Structural racism in biomedicine

Abstract

In the wake of the Black Lives Matter Movement and the disproportionately deadly impact of COVID-19 on communities of color, researchers and stakeholders in STEM and Biomedicine have called for an end to structural racism in scientific education, publishing, and funding to ensure that the practitioners and content of science represent the identities and concerns of the whole. This symposium brings together meta-researchers and leaders at the American Medical Association [AMA] and the National Institutes of Health [NIH] to discuss recent research about structural racism in publishing and grant funding as well as possible steps towards institutional change.

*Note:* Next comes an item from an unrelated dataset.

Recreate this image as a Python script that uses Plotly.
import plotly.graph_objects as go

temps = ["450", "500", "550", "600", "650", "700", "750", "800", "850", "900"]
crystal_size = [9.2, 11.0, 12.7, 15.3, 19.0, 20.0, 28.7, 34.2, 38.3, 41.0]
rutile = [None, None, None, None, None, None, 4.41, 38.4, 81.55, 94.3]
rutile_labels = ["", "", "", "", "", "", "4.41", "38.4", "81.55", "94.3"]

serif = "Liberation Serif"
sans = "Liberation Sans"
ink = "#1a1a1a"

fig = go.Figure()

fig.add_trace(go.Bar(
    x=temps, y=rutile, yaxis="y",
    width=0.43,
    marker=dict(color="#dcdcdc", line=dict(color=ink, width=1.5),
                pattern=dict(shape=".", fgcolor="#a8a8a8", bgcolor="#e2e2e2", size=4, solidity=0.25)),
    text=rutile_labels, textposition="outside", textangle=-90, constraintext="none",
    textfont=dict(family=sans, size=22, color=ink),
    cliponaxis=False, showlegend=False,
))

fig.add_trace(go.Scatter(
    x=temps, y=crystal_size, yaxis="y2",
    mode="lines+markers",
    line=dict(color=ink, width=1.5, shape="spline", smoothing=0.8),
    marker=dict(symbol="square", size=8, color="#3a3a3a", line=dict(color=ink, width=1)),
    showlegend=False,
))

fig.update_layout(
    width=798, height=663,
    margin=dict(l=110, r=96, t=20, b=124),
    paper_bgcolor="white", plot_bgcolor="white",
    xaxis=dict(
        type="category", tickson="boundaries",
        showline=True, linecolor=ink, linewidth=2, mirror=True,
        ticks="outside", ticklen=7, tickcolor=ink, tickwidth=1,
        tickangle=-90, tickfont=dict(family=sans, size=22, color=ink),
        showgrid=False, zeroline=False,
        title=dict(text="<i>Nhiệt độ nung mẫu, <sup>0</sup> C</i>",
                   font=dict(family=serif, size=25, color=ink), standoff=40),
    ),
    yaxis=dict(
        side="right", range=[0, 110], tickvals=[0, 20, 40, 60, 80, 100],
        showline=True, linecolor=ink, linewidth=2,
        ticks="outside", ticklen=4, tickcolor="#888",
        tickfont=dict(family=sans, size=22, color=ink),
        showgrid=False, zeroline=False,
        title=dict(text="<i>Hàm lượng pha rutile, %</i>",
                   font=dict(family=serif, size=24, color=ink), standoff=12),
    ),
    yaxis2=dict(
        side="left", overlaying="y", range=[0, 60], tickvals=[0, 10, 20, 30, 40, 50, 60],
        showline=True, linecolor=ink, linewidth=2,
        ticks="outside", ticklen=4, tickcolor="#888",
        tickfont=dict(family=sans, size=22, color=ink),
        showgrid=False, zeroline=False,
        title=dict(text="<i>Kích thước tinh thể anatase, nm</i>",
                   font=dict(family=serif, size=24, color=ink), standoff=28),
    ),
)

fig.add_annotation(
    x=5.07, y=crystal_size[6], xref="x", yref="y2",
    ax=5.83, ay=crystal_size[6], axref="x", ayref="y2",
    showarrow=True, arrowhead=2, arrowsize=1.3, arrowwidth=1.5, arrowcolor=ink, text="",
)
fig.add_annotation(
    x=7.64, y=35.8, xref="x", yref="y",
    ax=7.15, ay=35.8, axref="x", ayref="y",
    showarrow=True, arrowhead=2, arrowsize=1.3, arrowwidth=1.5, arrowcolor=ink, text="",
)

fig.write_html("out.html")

Dr. Aletha Maybank, the Senior Vice President and Chief Health Equity Officer at the American Medical Association, has written about the paucity of overt discussions of racism in top Biomedical journals as well as steps that the AMA can take to eliminate structural racism in biomedicine. Dr. Carole Lee will present research, based on a prize-winning idea to NIH’s Peer Review Challenge, on Black-white disparities in NIH scores and funding and will evaluate alternative funding models from a DEI lens. And, Dr. Kenneth Gibbs – who is the chief of the Undergraduate and Predoctoral Cross-Disciplinary Training Branch in the Division of Training, Workforce Development and Diversity at the NIH/NIHMS and manages the grants on the Science of Science Policy in the Biomedical Research Enterprise – will address NIH initiatives to address structural racism including UNITE and new funding opportunities.